For so long, I hated the way the few grimoires I found hid real magic beneath pointless rituals and infantile prayers, and now here I am, doing the same thing, Simon thought, chastizing himself as he went through the process.
While he would have loved to take a more measured approach and level with the guy like a doctor might, that was impossible. Instead, he made the man vomit and sweat for five days and nights leading up to the next full moon. It was the cruelest kindness that Simon had ever done, but the bonfires powered the magic of his amulet, and that amulet stripped the curse as well as any other ailments that the woodcutter's body had.
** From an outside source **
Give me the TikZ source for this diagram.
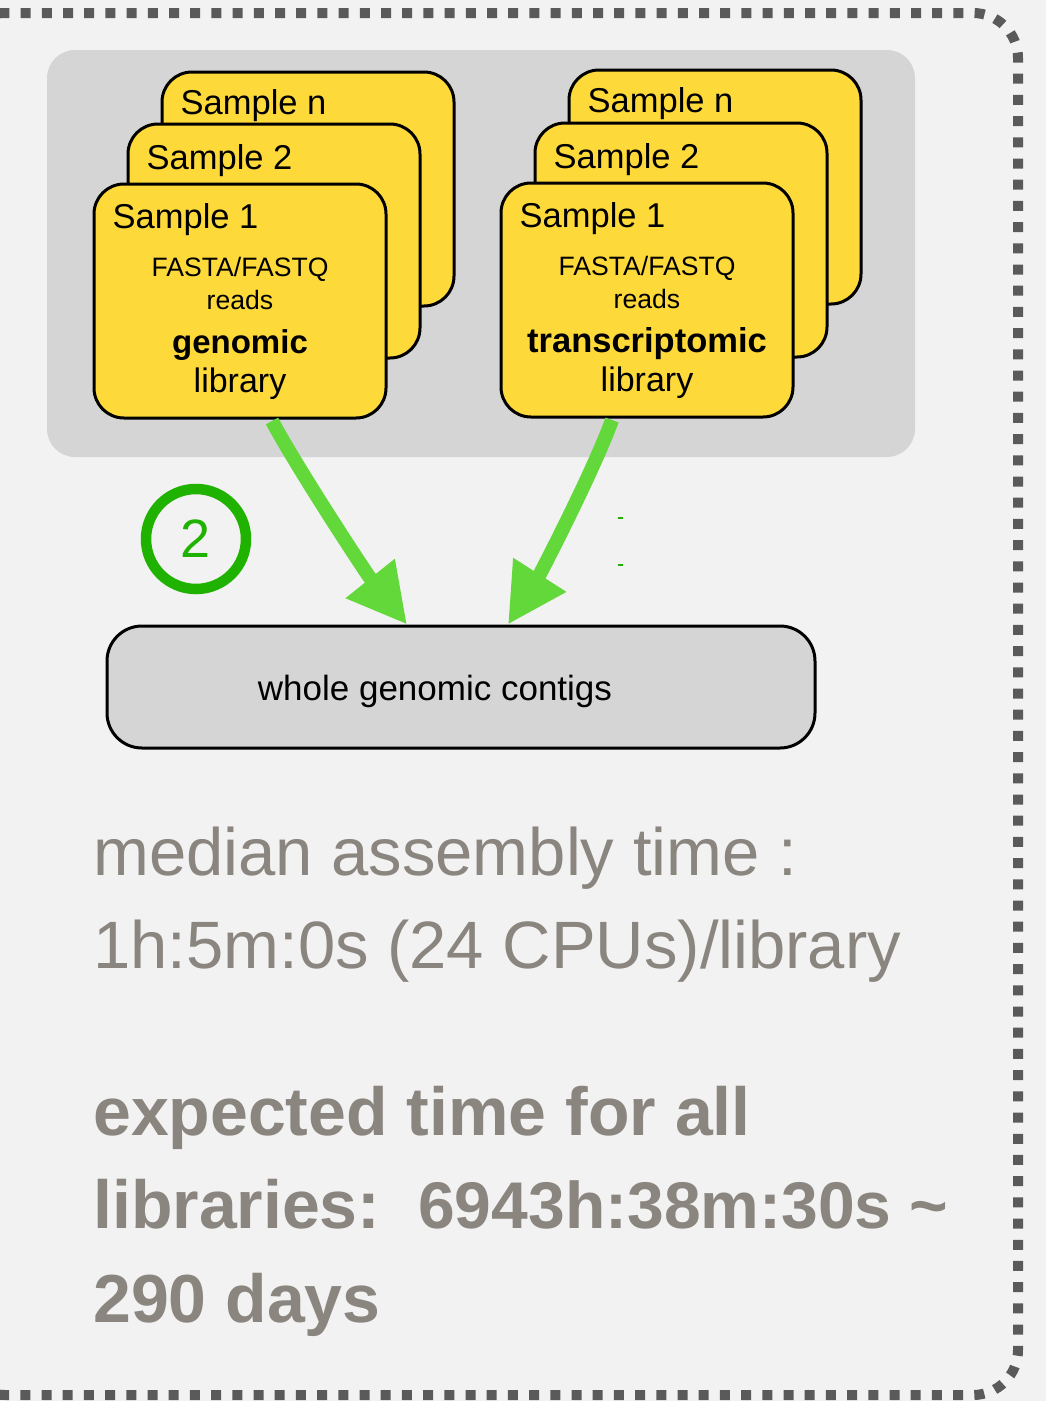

By the time the full moon rose, Simon had not just cured his lycanthropy; he’d cured his vision and his arthritis as well.
“It’s a miracle,” the woodcutter breathed, gazing at the full moon in the sky for the first time in more than a year without transforming. “I didn’t think such things were possible.”
“Through the divine, all things are possible,” Simon answered, spouting a platitude that seemed appropriate.
Two nights after the full moon, the elders of the clanhold agreed that the problem had been dealt with. For his good deed, he was given no parade or even a feast; because he refused to tell the clanhold’s leader who the werewolf had been, he wasn’t even given a reward.
“You might have merely scared it off with your rituals,” the headman said. “Who can say if it will return?”
While that was true, the point was to cheat Simon, not to be cautious. Still, he didn’t let that bother him; he would have done the same thing for nothing at all. In this case, the good was its own reward.
“Well, the next time you face a problem, do not send for me,” he answered with a shrug. “You will clearly deserve whatever retribution is due an honorless host.”
“You take that back,” the headman growled, but Simon merely smiled.
“If you take issue with my words, then challenge me to a duel for them, as is your right, or take it up with your Karl,” Simon countered. “I’m on his business with this ogre hunt, not yours.”
The man did nothing but spout insults as Simon left the hall and the hold. Really, though, Simon hadn’t expected anything else.